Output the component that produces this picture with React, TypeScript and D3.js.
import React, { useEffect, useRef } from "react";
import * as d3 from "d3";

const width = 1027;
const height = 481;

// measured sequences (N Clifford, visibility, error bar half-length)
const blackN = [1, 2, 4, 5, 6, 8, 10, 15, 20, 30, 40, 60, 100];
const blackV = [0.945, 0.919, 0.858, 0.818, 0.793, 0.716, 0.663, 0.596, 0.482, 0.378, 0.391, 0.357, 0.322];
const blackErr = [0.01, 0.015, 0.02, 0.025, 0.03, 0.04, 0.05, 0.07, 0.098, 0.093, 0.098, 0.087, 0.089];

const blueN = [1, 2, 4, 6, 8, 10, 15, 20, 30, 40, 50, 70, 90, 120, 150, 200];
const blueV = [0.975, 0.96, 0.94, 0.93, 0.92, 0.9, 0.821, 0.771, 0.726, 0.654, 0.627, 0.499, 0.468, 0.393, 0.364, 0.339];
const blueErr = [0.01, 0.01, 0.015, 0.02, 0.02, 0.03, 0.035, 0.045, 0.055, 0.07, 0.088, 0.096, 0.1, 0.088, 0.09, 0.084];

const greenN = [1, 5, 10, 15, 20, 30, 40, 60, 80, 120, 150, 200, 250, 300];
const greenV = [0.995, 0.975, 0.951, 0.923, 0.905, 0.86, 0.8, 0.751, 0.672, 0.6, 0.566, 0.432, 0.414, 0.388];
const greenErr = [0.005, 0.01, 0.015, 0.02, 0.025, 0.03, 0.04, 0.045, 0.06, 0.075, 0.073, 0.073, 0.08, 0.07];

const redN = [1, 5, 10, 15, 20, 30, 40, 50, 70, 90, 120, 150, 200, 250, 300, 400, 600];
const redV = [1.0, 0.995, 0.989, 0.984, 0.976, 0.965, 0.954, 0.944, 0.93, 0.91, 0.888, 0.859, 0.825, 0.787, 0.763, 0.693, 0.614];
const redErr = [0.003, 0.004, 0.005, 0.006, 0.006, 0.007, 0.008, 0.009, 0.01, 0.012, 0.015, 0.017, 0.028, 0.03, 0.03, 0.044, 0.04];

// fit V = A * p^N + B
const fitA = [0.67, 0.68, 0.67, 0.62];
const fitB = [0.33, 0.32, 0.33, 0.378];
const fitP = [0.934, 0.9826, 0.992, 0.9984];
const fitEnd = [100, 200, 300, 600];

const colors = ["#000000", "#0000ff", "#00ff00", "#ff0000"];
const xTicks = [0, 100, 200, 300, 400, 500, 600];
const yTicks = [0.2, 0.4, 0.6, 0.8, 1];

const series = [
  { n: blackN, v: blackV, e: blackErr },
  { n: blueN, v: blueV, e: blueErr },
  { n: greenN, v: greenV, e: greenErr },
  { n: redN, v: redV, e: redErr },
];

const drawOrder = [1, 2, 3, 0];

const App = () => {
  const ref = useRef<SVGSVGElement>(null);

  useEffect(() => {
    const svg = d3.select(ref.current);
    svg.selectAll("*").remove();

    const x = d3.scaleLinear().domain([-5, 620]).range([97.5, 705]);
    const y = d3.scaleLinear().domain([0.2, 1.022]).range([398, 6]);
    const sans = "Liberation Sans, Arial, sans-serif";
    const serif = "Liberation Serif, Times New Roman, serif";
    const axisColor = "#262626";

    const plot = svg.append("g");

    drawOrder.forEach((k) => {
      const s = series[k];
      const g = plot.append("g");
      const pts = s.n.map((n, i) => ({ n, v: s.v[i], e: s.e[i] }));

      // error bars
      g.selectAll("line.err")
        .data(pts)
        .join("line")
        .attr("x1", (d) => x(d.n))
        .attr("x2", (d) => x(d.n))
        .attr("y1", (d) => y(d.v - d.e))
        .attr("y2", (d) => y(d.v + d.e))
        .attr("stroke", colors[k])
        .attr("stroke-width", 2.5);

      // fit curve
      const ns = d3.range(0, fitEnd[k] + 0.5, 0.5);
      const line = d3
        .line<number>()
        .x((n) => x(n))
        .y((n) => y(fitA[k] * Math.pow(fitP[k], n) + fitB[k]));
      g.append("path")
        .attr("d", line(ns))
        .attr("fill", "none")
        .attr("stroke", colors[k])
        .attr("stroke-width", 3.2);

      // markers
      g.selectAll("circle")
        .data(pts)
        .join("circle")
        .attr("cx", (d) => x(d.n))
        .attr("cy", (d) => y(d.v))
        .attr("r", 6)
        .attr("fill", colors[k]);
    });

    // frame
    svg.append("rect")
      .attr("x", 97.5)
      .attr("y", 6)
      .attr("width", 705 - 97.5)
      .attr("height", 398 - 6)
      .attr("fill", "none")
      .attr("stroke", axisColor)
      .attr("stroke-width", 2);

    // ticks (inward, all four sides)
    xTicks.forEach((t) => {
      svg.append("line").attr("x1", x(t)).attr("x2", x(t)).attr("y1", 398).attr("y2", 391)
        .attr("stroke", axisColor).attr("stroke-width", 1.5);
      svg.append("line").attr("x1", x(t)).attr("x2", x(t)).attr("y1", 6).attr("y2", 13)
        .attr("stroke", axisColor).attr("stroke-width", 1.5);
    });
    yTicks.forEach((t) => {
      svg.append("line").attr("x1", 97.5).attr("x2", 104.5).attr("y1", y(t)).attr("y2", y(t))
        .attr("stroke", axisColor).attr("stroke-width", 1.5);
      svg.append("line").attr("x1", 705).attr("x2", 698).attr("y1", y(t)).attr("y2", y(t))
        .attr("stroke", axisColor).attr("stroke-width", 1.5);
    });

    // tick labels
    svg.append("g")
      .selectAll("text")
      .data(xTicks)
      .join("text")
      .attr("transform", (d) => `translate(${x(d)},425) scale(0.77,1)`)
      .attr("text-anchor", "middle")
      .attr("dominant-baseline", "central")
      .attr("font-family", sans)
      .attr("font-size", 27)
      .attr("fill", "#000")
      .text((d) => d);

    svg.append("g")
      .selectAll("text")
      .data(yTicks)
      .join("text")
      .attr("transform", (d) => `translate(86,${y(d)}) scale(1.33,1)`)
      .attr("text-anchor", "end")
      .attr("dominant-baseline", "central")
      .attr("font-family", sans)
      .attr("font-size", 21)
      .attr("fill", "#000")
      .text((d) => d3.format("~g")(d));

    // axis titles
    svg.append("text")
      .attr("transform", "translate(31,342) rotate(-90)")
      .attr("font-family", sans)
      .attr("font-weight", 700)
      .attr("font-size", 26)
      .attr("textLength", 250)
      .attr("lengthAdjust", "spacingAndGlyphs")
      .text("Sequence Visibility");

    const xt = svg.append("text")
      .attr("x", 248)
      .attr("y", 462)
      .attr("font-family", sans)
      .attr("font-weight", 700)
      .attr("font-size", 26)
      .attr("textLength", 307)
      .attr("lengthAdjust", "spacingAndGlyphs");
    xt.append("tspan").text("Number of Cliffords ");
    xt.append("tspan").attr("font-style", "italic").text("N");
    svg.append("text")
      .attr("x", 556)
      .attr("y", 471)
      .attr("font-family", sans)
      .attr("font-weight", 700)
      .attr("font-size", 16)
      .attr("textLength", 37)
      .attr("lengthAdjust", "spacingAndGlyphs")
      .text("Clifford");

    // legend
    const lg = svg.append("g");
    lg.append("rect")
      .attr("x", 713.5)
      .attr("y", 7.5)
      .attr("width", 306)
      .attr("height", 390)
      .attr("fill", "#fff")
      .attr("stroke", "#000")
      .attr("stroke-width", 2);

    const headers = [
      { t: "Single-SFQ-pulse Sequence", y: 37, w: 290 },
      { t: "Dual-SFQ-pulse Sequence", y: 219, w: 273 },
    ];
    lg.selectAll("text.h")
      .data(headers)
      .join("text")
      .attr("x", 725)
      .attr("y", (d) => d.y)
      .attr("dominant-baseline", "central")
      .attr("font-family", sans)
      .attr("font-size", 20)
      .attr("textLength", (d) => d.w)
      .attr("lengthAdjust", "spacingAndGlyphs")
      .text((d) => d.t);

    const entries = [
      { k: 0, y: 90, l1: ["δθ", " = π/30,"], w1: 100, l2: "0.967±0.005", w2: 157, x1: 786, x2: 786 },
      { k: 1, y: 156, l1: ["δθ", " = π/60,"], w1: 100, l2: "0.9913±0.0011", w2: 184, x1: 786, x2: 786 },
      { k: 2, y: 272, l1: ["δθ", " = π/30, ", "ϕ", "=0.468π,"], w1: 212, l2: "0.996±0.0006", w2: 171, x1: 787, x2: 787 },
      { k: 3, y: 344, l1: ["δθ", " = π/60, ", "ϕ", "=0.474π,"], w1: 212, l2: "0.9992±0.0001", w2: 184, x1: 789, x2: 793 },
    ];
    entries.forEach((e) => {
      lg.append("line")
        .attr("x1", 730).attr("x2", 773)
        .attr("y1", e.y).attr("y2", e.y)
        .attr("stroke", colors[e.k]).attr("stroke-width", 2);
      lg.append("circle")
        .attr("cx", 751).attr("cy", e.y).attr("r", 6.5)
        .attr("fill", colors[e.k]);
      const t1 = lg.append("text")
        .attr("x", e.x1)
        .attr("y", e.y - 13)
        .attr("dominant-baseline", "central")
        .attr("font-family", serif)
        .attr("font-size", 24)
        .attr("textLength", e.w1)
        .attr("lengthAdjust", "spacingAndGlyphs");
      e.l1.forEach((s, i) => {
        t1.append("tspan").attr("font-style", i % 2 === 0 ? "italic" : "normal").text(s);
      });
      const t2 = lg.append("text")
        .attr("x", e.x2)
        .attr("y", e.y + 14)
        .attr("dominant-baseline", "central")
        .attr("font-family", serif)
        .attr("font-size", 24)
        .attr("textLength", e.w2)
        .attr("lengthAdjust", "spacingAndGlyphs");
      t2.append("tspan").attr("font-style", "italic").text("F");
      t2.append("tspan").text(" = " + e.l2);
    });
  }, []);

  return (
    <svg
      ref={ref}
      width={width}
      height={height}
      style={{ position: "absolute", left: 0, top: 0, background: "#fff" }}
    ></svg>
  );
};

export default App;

__________________________________________________

**Your instructions:**
Reproduce, please, the lines of the material from its first line down to the line containing "const yTicks = [0.2, 0.4, 0.6, 0.8, 1];", keeping both ends and nothing beyond them.

**Output below:**
Output the component that produces this picture with React, TypeScript and D3.js.
import React, { useEffect, useRef } from "react";
import * as d3 from "d3";

const width = 1027;
const height = 481;

// measured sequences (N Clifford, visibility, error bar half-length)
const blackN = [1, 2, 4, 5, 6, 8, 10, 15, 20, 30, 40, 60, 100];
const blackV = [0.945, 0.919, 0.858, 0.818, 0.793, 0.716, 0.663, 0.596, 0.482, 0.378, 0.391, 0.357, 0.322];
const blackErr = [0.01, 0.015, 0.02, 0.025, 0.03, 0.04, 0.05, 0.07, 0.098, 0.093, 0.098, 0.087, 0.089];

const blueN = [1, 2, 4, 6, 8, 10, 15, 20, 30, 40, 50, 70, 90, 120, 150, 200];
const blueV = [0.975, 0.96, 0.94, 0.93, 0.92, 0.9, 0.821, 0.771, 0.726, 0.654, 0.627, 0.499, 0.468, 0.393, 0.364, 0.339];
const blueErr = [0.01, 0.01, 0.015, 0.02, 0.02, 0.03, 0.035, 0.045, 0.055, 0.07, 0.088, 0.096, 0.1, 0.088, 0.09, 0.084];

const greenN = [1, 5, 10, 15, 20, 30, 40, 60, 80, 120, 150, 200, 250, 300];
const greenV = [0.995, 0.975, 0.951, 0.923, 0.905, 0.86, 0.8, 0.751, 0.672, 0.6, 0.566, 0.432, 0.414, 0.388];
const greenErr = [0.005, 0.01, 0.015, 0.02, 0.025, 0.03, 0.04, 0.045, 0.06, 0.075, 0.073, 0.073, 0.08, 0.07];

const redN = [1, 5, 10, 15, 20, 30, 40, 50, 70, 90, 120, 150, 200, 250, 300, 400, 600];
const redV = [1.0, 0.995, 0.989, 0.984, 0.976, 0.965, 0.954, 0.944, 0.93, 0.91, 0.888, 0.859, 0.825, 0.787, 0.763, 0.693, 0.614];
const redErr = [0.003, 0.004, 0.005, 0.006, 0.006, 0.007, 0.008, 0.009, 0.01, 0.012, 0.015, 0.017, 0.028, 0.03, 0.03, 0.044, 0.04];

// fit V = A * p^N + B
const fitA = [0.67, 0.68, 0.67, 0.62];
const fitB = [0.33, 0.32, 0.33, 0.378];
const fitP = [0.934, 0.9826, 0.992, 0.9984];
const fitEnd = [100, 200, 300, 600];

const colors = ["#000000", "#0000ff", "#00ff00", "#ff0000"];
const xTicks = [0, 100, 200, 300, 400, 500, 600];
const yTicks = [0.2, 0.4, 0.6, 0.8, 1];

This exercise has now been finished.